There are several legends surrounding the life of Saint Valentine. The most common story is that on February 14 sometime during the 3rd century A.D., a man named Valentine was executed by the Roman Emperor Claudius II after being imprisoned for assisting persecuted Christians and secretly marrying Christian couples in love.
As the story goes, during Valentine’s imprisonment he tried converting Claudius to Christianity. Claudius became enraged and ordered Valentine to reject his faith or be killed. He refused to forsake his faith, so Valentine was beheaded.
Another story, of which I prefer to imagine, states Valentine and the jailers daughter prayed to God to restore Julia’s sight which was restored. On the eve of his execution, Valentine supposedly wrote a note to Julia and signed it, “From your Valentine.”
Some historians believe more than one man named Valentine was executed by Claudius II. Despite the ambiguity surrounding Valentine and his life, the Catholic Church declared him a saint and listed him in Roman Martyrology as being martyred on February 14.
Thanks to Saint Valentine’s reputation as a “patron of lovers,” he became synonymous with romance. In the late 5th century A.D., Pope Gelasius I eliminated the pagan celebration of Lupercalia and declared February 14 a day to celebrate the martyrdom of Saint Valentine instead, although it’s highly unlikely he intended the day to commemorate love and passion.
However, a University of Kansas English professor, Jack B. Oruch, had a different theory, he determined that the poet Geoffrey Chaucer linked love with St. Valentine for the first time in his 14th-century works "The Parlement of Foules" and "The Complaint of Mars." Therefore, Oruch claimed that Chaucer invented Valentine's Day as we know it today. (At the time of Chaucer's writing, February 14 also happened to be considered the first day of spring in Britain, since it was the beginning of birds' mating season—perfectly appropriate for a celebration of affection, like Lupercalia.)

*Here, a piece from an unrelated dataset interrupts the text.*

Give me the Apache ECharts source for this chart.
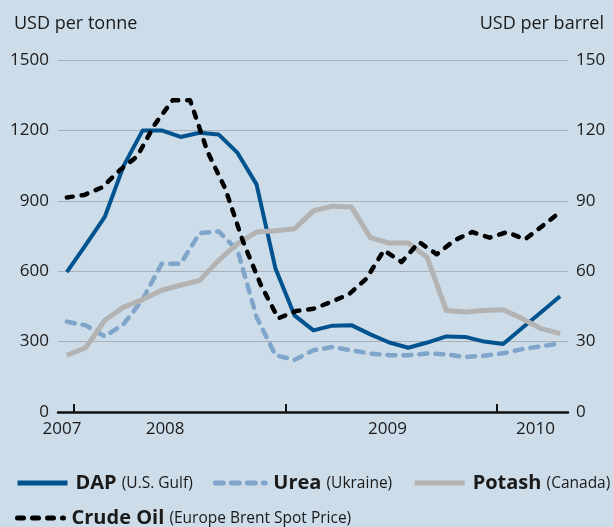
<!DOCTYPE html>
<html>
<head>
<meta charset="utf-8">
<script src="https://cdn.jsdelivr.net/npm/echarts@6/dist/echarts.min.js"></script>
<style>
  html, body { margin: 0; padding: 0; background: #cddce9; }
  #chart { width: 613px; height: 527px; }
</style>
</head>
<body>
<div id="chart"></div>
<script>
// Fertilizer prices, USD per tonne (27 observations across the period)
const dapUsGulf = [596, 712, 831, 1050, 1200, 1200, 1172, 1190, 1183, 1104, 970, 611, 412, 348, 368, 370, 331, 296, 274, 296, 322, 320, 300, 290, 358, 425, 493];
const ureaUkraine = [385, 369, 322, 375, 480, 632, 632, 762, 770, 689, 405, 242, 222, 263, 277, 263, 249, 242, 242, 249, 246, 234, 240, 250, 268, 280, 292];
const potashCanada = [242, 274, 391, 447, 479, 519, 540, 561, 646, 717, 767, 772, 781, 857, 877, 874, 743, 720, 720, 658, 433, 426, 433, 436, 398, 355, 334];

// Crude oil, Europe Brent spot price, USD per barrel (monthly, Dec 2007 - Apr 2010)
const brentCrude = [91.4, 92.5, 95.7, 103, 109, 122.6, 132.8, 132.8, 110.7, 95.1, 72.7, 54.4, 39.9, 43.0, 44.0, 46.9, 50.1, 56.8, 68.9, 63.9, 72.4, 67.2, 73.1, 76.7, 74.3, 76.7, 73.5, 79.3, 85.2];

// Axis text
const yearLabels = ['2007', '2008', '2009', '2010'];
const yearLabelAt = [-0.27, 5.58, 18.2, 26.6];   // label centres, in months from Dec 2007
const yearStartAt = [0.42, 12.42, 24.42];         // year boundaries, in months
const leftTicks = [0, 300, 600, 900, 1200, 1500];
const rightTicks = [0, 30, 60, 90, 120, 150];

const seriesNames = ['DAP', 'Urea', 'Potash', 'Crude Oil'];
const seriesNotes = ['(U.S. Gulf)', '(Ukraine)', '(Canada)', '(Europe Brent Spot Price)'];

// Both samplings span the same months; fertilizer points are spread evenly over it
const spanMonths = brentCrude.length - 1;
const oilPoints = brentCrude.map((v, j) => [j, v]);
const fertPoints = arr => arr.map((v, i) => [i * spanMonths / (arr.length - 1), v]);

const FONT = '"Open Sans", "Noto Sans", sans-serif';
const TXT = '#1a1a1a';

const chart = echarts.init(document.getElementById('chart'), null, { renderer: 'canvas' });

const legendText = {
  fontFamily: FONT,
  color: TXT,
  rich: {
    b: { fontFamily: FONT, fontWeight: 'bold', fontSize: 20, color: TXT, padding: [0, 0, 0, 3], verticalAlign: 'bottom' },
    n: { fontFamily: FONT, fontSize: 15.5, color: TXT, verticalAlign: 'bottom', padding: [0, 0, 1, 2] }
  }
};
const legendFormatter = name => `{b|${name}} {n|${seriesNotes[seriesNames.indexOf(name)]}}`;

chart.setOption({
  backgroundColor: '#cddce9',
  animation: false,
  textStyle: { fontFamily: FONT },
  title: [
    { text: 'USD per tonne', left: 9, top: 10, textStyle: { fontFamily: FONT, fontSize: 18, fontWeight: 'normal', color: TXT } },
    { text: 'USD per barrel', right: 4, top: 10, textStyle: { fontFamily: FONT, fontSize: 18, fontWeight: 'normal', color: TXT } }
  ],
  grid: { left: 58, right: 45, top: 60, bottom: 115, containLabel: false },
  legend: [
    {
      data: seriesNames.slice(0, 3),
      left: 15, right: 0, top: 473, padding: 0,
      itemWidth: 50, itemHeight: 16, itemGap: 20,
      textStyle: legendText, formatter: legendFormatter,
      lineStyle: { width: 5 },
      itemStyle: { opacity: 0 }
    },
    {
      data: seriesNames.slice(3),
      left: 15, right: 0, top: 508, padding: 0,
      itemWidth: 46, itemHeight: 16,
      textStyle: legendText, formatter: legendFormatter,
      lineStyle: { width: 5 },
      itemStyle: { opacity: 0 }
    }
  ],
  xAxis: {
    type: 'value',
    min: -0.5,
    max: 28.45,
    splitLine: { show: false },
    axisLine: { show: true, onZero: false, lineStyle: { color: '#111', width: 2.5 } },
    axisTick: { show: true, inside: true, length: 8, customValues: yearStartAt, lineStyle: { color: '#111', width: 2 } },
    axisLabel: {
      customValues: yearLabelAt,
      margin: 9,
      fontSize: 17, color: TXT, fontFamily: FONT,
      formatter: v => {
        const k = yearLabelAt.findIndex(p => Math.abs(p - v) < 1e-6);
        return k >= 0 ? yearLabels[k] : '';
      }
    }
  },
  yAxis: [
    {
      type: 'value', min: leftTicks[0], max: leftTicks[leftTicks.length - 1], interval: leftTicks[1] - leftTicks[0],
      axisLine: { show: false }, axisTick: { show: false },
      axisLabel: { margin: 9, fontSize: 17, color: TXT, fontFamily: FONT, formatter: v => String(v) },
      splitLine: { show: true, lineStyle: { color: '#a9b0b7', width: 1 } }
    },
    {
      type: 'value', min: rightTicks[0], max: rightTicks[rightTicks.length - 1], interval: rightTicks[1] - rightTicks[0],
      position: 'right',
      axisLine: { show: false }, axisTick: { show: false },
      axisLabel: { margin: 8, fontSize: 17, color: TXT, fontFamily: FONT, formatter: v => String(v) },
      splitLine: { show: false }
    }
  ],
  series: [
    {
      name: 'DAP', type: 'line', yAxisIndex: 0, data: fertPoints(dapUsGulf),
      symbol: 'none', color: '#00538f',
      lineStyle: { width: 4, color: '#00538f', join: 'round' }
    },
    {
      name: 'Urea', type: 'line', yAxisIndex: 0, data: fertPoints(ureaUkraine),
      symbol: 'none', color: '#7fa6ca',
      lineStyle: { width: 4.5, color: '#7fa6ca', type: [8, 8], cap: 'round', join: 'round' }
    },
    {
      name: 'Potash', type: 'line', yAxisIndex: 0, data: fertPoints(potashCanada),
      symbol: 'none', color: '#b3b3b3',
      lineStyle: { width: 5, color: '#b3b3b3', join: 'round' }
    },
    {
      name: 'Crude Oil', type: 'line', yAxisIndex: 1, data: oilPoints,
      symbol: 'none', color: '#000000',
      lineStyle: { width: 4.5, color: '#000000', type: [6, 9], cap: 'round', join: 'round' }
    }
  ]
});
</script>
</body>
</html>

Shakespeare further popularized Valentine's days association with love and soon people began penning and exchanging love letters to celebrate Valentine's Day, and by the early 1910s, an American company, that would one day become Hallmark, began distributing its more official "Valentine's Day cards." Flowers, candy, jewelry, and more followed, and the rest, of course, is history.
There you have it, in a sloppy nut shell, but it's covered in red hearts and doves and has a banner asking you to be my Valentine, so does that count?